Dataset excerpt
[BEGIN]

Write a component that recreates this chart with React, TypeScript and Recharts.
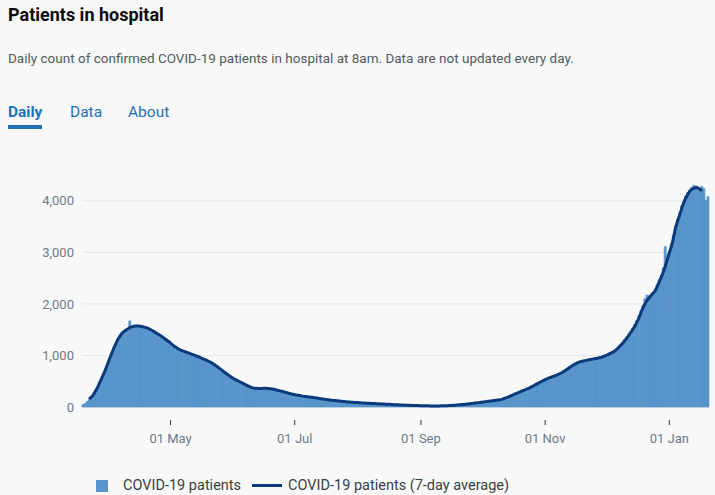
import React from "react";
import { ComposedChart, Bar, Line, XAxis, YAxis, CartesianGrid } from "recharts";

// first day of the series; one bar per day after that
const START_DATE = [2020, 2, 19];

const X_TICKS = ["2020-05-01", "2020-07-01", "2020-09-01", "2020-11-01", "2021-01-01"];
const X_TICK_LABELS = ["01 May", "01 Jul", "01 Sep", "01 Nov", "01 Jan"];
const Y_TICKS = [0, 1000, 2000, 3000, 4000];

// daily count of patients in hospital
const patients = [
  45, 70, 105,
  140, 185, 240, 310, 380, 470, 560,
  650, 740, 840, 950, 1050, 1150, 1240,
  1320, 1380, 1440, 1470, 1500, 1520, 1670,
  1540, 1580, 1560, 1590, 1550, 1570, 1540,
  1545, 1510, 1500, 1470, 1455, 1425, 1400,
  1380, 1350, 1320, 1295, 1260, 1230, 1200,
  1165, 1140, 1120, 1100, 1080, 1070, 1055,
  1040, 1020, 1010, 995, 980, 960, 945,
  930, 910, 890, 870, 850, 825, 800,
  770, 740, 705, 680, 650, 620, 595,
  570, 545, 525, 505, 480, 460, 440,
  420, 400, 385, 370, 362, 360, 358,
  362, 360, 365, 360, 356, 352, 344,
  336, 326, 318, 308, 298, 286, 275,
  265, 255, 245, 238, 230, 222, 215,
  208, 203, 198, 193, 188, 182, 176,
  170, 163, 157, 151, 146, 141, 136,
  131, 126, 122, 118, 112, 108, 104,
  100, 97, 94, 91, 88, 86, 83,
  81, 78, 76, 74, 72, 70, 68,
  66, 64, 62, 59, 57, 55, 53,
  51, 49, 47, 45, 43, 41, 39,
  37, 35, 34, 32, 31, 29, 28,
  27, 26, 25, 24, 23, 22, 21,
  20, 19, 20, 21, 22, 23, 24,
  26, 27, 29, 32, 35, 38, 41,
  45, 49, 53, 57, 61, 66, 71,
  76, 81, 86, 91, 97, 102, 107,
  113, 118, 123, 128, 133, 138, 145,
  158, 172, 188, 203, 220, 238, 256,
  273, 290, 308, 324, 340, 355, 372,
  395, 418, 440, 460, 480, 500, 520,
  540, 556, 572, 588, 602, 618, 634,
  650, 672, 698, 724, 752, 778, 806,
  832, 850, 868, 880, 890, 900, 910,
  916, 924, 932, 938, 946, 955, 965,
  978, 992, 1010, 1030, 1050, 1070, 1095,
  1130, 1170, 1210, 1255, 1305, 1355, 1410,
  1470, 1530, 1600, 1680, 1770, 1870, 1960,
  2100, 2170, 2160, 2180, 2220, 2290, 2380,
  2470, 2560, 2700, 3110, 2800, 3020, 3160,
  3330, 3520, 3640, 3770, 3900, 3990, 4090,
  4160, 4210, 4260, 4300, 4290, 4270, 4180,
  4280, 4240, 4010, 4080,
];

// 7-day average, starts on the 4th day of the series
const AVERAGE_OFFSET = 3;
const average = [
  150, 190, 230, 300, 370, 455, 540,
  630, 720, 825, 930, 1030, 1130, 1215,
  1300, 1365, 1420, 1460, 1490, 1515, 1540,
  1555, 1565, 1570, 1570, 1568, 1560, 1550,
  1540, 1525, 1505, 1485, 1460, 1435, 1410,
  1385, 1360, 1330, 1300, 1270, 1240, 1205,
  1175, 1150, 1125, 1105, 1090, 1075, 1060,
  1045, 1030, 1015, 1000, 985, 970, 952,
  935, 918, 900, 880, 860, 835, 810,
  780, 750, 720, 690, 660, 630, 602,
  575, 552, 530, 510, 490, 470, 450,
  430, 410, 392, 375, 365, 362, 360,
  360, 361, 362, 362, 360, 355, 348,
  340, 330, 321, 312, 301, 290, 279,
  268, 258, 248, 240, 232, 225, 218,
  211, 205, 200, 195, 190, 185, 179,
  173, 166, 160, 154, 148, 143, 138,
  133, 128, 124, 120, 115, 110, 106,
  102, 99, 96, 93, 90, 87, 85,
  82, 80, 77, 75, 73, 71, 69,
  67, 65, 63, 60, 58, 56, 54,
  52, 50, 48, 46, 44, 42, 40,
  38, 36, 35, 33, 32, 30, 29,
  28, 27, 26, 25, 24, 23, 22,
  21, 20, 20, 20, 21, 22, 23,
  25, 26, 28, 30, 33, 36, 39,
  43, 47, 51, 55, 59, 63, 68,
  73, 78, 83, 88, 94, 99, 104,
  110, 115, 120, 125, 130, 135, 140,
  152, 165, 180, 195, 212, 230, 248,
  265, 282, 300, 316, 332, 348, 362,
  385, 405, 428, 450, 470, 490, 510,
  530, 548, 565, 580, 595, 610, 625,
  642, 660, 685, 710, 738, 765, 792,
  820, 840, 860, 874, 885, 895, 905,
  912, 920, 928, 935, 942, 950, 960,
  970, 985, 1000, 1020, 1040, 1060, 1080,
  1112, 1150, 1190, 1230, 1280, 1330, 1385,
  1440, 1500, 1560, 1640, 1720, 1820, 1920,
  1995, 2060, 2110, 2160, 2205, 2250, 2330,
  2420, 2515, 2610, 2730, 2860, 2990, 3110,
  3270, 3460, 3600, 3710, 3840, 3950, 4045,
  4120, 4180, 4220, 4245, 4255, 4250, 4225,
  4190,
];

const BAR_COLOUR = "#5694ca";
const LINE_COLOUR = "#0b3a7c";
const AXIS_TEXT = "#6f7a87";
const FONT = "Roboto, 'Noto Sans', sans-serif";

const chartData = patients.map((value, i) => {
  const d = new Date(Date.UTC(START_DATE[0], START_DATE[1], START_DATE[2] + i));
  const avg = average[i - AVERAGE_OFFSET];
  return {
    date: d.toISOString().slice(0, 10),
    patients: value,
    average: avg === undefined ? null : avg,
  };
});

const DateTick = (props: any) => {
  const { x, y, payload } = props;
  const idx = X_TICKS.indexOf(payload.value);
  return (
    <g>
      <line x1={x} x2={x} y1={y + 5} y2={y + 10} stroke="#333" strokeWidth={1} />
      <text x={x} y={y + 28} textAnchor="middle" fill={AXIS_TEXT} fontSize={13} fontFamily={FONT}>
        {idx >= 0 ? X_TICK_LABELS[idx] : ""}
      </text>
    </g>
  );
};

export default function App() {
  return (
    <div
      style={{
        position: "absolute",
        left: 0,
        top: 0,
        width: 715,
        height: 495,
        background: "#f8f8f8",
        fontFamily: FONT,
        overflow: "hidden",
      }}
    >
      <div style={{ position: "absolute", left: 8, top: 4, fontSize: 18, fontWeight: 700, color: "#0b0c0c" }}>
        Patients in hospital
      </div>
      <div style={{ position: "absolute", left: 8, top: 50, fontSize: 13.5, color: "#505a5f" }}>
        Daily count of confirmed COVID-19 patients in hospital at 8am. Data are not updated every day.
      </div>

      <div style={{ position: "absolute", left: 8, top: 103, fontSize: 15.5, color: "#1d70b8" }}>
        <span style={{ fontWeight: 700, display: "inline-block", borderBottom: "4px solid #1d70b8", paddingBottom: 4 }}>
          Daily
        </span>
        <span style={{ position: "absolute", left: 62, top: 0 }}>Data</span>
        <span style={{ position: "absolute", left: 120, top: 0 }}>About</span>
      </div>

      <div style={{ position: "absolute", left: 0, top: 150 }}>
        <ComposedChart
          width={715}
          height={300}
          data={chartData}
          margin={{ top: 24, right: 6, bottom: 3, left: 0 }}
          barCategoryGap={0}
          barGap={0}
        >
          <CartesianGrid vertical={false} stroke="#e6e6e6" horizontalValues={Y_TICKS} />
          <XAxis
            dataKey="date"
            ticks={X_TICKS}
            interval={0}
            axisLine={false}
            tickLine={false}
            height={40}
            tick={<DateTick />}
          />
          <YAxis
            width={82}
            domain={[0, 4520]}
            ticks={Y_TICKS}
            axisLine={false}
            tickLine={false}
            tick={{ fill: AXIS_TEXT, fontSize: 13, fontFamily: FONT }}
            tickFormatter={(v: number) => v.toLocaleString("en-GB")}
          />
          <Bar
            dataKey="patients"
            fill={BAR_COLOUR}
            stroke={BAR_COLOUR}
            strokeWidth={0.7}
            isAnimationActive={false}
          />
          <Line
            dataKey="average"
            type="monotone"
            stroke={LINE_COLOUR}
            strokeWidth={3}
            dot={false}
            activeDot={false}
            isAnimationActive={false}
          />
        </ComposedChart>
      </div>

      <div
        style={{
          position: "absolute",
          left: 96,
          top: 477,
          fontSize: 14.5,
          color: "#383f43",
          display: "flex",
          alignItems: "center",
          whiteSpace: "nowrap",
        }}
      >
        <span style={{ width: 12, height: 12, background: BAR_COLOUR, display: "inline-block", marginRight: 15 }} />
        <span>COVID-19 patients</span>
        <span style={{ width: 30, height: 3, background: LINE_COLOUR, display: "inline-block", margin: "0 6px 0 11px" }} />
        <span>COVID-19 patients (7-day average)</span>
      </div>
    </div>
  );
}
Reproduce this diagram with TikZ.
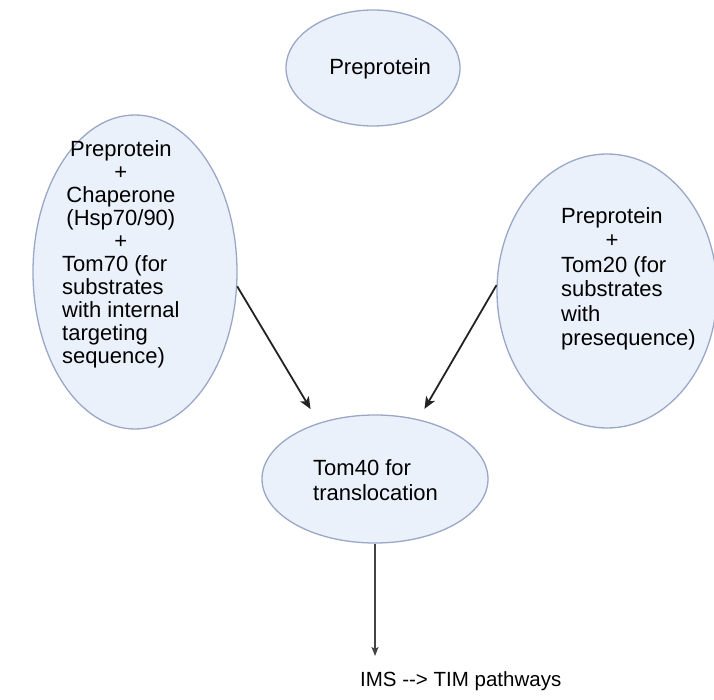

[END]

• Objective:
In the data above, please extract the lines from the first one through the line with "const Y_TICKS = [0, 1000, 2000, 3000, 4000];", exactly, and keep pictures out.

• Response:
Write a component that recreates this chart with React, TypeScript and Recharts.
import React from "react";
import { ComposedChart, Bar, Line, XAxis, YAxis, CartesianGrid } from "recharts";

// first day of the series; one bar per day after that
const START_DATE = [2020, 2, 19];

const X_TICKS = ["2020-05-01", "2020-07-01", "2020-09-01", "2020-11-01", "2021-01-01"];
const X_TICK_LABELS = ["01 May", "01 Jul", "01 Sep", "01 Nov", "01 Jan"];
const Y_TICKS = [0, 1000, 2000, 3000, 4000];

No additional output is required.